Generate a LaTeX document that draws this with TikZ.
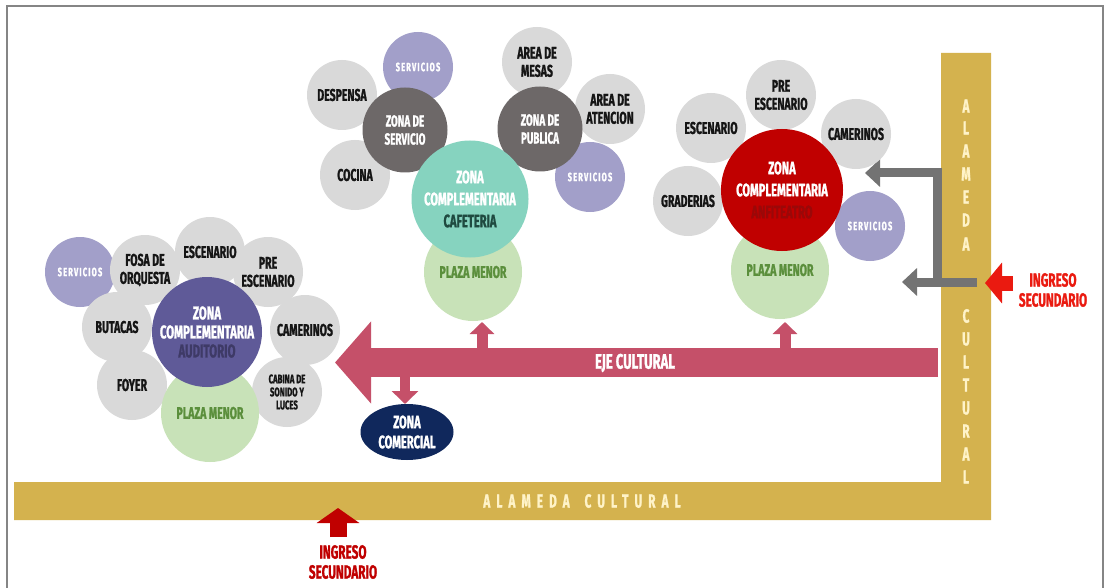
\documentclass[tikz,border=0pt]{standalone}
\usepackage{fontspec}
\newfontfamily\cf[FakeStretch=0.62,FakeBold=1.2]{Fira Sans}
\usetikzlibrary{arrows.meta,shapes.geometric}
\definecolor{cgray}{HTML}{D9D9D9}
\definecolor{lav}{HTML}{A29FC9}
\definecolor{purp}{HTML}{5F5A98}
\definecolor{audt}{HTML}{3E3A66}
\definecolor{pgreen}{HTML}{C8E2B8}
\definecolor{plzt}{HTML}{5B8F3C}
\definecolor{tealc}{HTML}{86D3BF}
\definecolor{cafet}{HTML}{1F4A40}
\definecolor{darkz}{HTML}{6D6868}
\definecolor{redz}{HTML}{C00000}
\definecolor{anft}{HTML}{9A0808}
\definecolor{navy}{HTML}{10285C}
\definecolor{pinkc}{HTML}{C55069}
\definecolor{gold}{HTML}{D4B24E}
\definecolor{cream}{HTML}{FFF3C8}
\definecolor{grayarr}{HTML}{737373}
\definecolor{brightred}{HTML}{EA1A10}
\definecolor{darkred}{HTML}{C00000}
\definecolor{framec}{HTML}{858585}
\definecolor{txtc}{HTML}{151515}
\begin{document}
\begin{tikzpicture}[x=1pt,y=-1pt,
  lab/.style={circle,inner sep=0pt,align=center,font=\cf\bfseries\fontsize{17}{18}\selectfont},
  room/.style={lab,fill=cgray,minimum size=70pt,text=txtc},
  serv/.style={lab,fill=lav,minimum size=70pt,text=white,font=\cf\bfseries\fontsize{12}{12}\selectfont\addfontfeature{LetterSpace=10}},
  plaza/.style={lab,fill=pgreen,minimum size=98pt,text=plzt},
  zone/.style={lab,minimum size=#1,text=white,font=\cf\bfseries\fontsize{18.5}{19}\selectfont},
  subz/.style={lab,fill=darkz,minimum size=85pt,text=white,font=\cf\bfseries\fontsize{16}{18}\selectfont},
  roadtxt/.style={text=cream,font=\cf\bfseries\fontsize{19}{19}\selectfont},
  vlet/.style={text=cream,font=\cf\bfseries\fontsize{19}{19}\selectfont,inner sep=0pt},
  ingtxt/.style={align=center,font=\cf\bfseries\fontsize{19}{20}\selectfont}
]
\useasboundingbox (0,0) rectangle (1105,588);
\fill[white] (0,0) rectangle (1105,588);
\draw[framec,line width=2pt] (7,588) -- (7,6) -- (1103,6) -- (1103,588);

% road
\fill[gold] (14,482) -- (941,482) -- (941,53) -- (991,53) -- (991,520) -- (14,520) -- cycle;
\node[roadtxt] (alh) at (582,501) {\addfontfeature{LetterSpace=32}ALAMEDA\hspace{6pt} CULTURAL};
\foreach \l/\yy [count=\i] in {A/106,L/128,A/151,M/174,E/197,D/220,A/244,C/316,U/339,L/362,T/385,U/408,R/431,A/454,L/477}
  \node[vlet] (v\i) at (966,\yy) {\l};

% gray arrows from the alameda
\coordinate (gv1) at (937,168.5);
\coordinate (gv2) at (937,286.5);
\coordinate (gt1) at (941.5,173);
\coordinate (gt2) at (865,173);
\coordinate (gb1) at (977,282);
\coordinate (gb2) at (902,282);
\draw[grayarr,line width=9pt] (gv1) -- (gv2);
\draw[grayarr,line width=9pt,-{Triangle[width=27pt,length=15pt]}] (gt1) -- (gt2);
\draw[grayarr,line width=9pt,-{Triangle[width=27pt,length=15pt]}] (gb1) -- (gb2);

% ingreso arrows
\coordinate (ir1) at (1013,283);
\coordinate (ir2) at (985,283);
\draw[brightred,line width=15pt,-{Triangle[width=40pt,length=17pt]}] (ir1) -- (ir2);
\node[ingtxt,text=brightred] (ingR) at (1053,290) {INGRESO\\SECUNDARIO};
\coordinate (ib1) at (338,537);
\coordinate (ib2) at (338,508);
\draw[darkred,line width=17pt,-{Triangle[width=42pt,length=15pt]}] (ib1) -- (ib2);
\node[ingtxt,text=darkred] (ingB) at (343,562) {INGRESO\\SECUNDARIO};

% eje cultural
\coordinate (up1a) at (482,350);
\coordinate (up1b) at (482,322);
\coordinate (up2a) at (785,350);
\coordinate (up2b) at (785,322);
\draw[pinkc,line width=11pt,-{Triangle[width=24pt,length=12pt]}] (up1a) -- (up1b);
\draw[pinkc,line width=11pt,-{Triangle[width=24pt,length=12pt]}] (up2a) -- (up2b);
\coordinate (ejeR) at (938,362.5);
\coordinate (ejeL) at (335,362.5);
\draw[pinkc,line width=29pt,-{Triangle[width=80pt,length=36pt]}] (ejeR) -- (ejeL);
\node[text=white,font=\cf\bfseries\fontsize{21}{21}\selectfont] (eje) at (635,363) {EJE CULTURAL};
\coordinate (dn1) at (405,376);
\coordinate (dn2) at (405,404);
\draw[pinkc,line width=10pt,-{Triangle[width=26pt,length=13pt]}] (dn1) -- (dn2);
\node[ellipse,fill=navy,minimum width=93pt,minimum height=56pt,inner sep=0pt,align=center,text=white,font=\cf\bfseries\fontsize{18}{20}\selectfont] (com) at (407,432) {ZONA\\COMERCIAL};

% auditorio cluster
\node[serv] (aserv) at (80,272) {SERVICIOS};
\node[room] (afosa) at (145,270) {FOSA DE\\ORQUESTA};
\node[room] (aesc) at (210,252) {ESCENARIO};
\node[room] (apre) at (268,272) {PRE\\ESCENARIO};
\node[room] (abut) at (117,327) {BUTACAS};
\node[room] (acam) at (305,330) {CAMERINOS};
\node[room] (afoy) at (132,385) {FOYER};
\node[room,font=\cf\bfseries\fontsize{12.5}{13}\selectfont] (acab) at (287,392) {CABINA DE\\SONIDO Y\\LUCES};
\node[plaza] (aplz) at (210,413) {PLAZA MENOR};
\node[zone=110pt,fill=purp] (azone) at (207,332) {ZONA\\COMPLEMENTARIA\\\textcolor{audt}{AUDITORIO}};

% cafeteria cluster
\node[room] (cdes) at (342,95) {DESPENSA};
\node[room] (ccoc) at (355,175) {COCINA};
\node[serv] (cserv1) at (418,67) {SERVICIOS};
\node[room] (cmes) at (537,62) {AREA DE\\MESAS};
\node[room] (cate) at (610,109) {AREA DE\\ATENCION};
\node[serv] (cserv2) at (590,177) {SERVICIOS};
\node[plaza] (cplz) at (473,272) {PLAZA MENOR};
\node[subz] (czs) at (405,130) {ZONA DE\\SERVICIO};
\node[subz] (czp) at (540,129) {ZONA DE\\PUBLICA};
\node[zone=117pt,fill=tealc,font=\cf\bfseries\fontsize{18}{22}\selectfont] (czone) at (470,199) {ZONA\\COMPLEMENTARIA\\\textcolor{cafet}{CAFETERIA}};

% anfiteatro cluster
\node[room] (fpre) at (781,95) {PRE\\ESCENARIO};
\node[room] (fesc) at (711,128) {ESCENARIO};
\node[room] (fcam) at (856,134) {CAMERINOS};
\node[room] (fgra) at (688,201) {GRADERIAS};
\node[serv] (fserv) at (870,226) {SERVICIOS};
\node[plaza] (fplz) at (780,270) {PLAZA MENOR};
\node[zone=122pt,fill=redz,font=\cf\bfseries\fontsize{18}{22}\selectfont] (fzone) at (782,190) {ZONA\\COMPLEMENTARIA\\\textcolor{anft}{ANFITEATRO}};
\end{tikzpicture}
\end{document}
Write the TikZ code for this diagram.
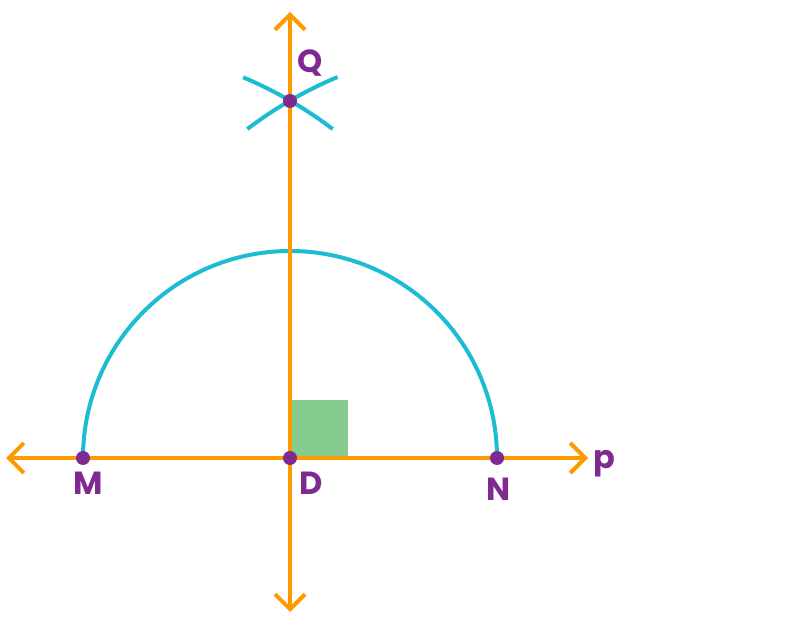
────────
** Task objective **
From the data, pick out every line that includes "this".

** Correct response **
Generate a LaTeX document that draws this with TikZ.
Write the TikZ code for this diagram.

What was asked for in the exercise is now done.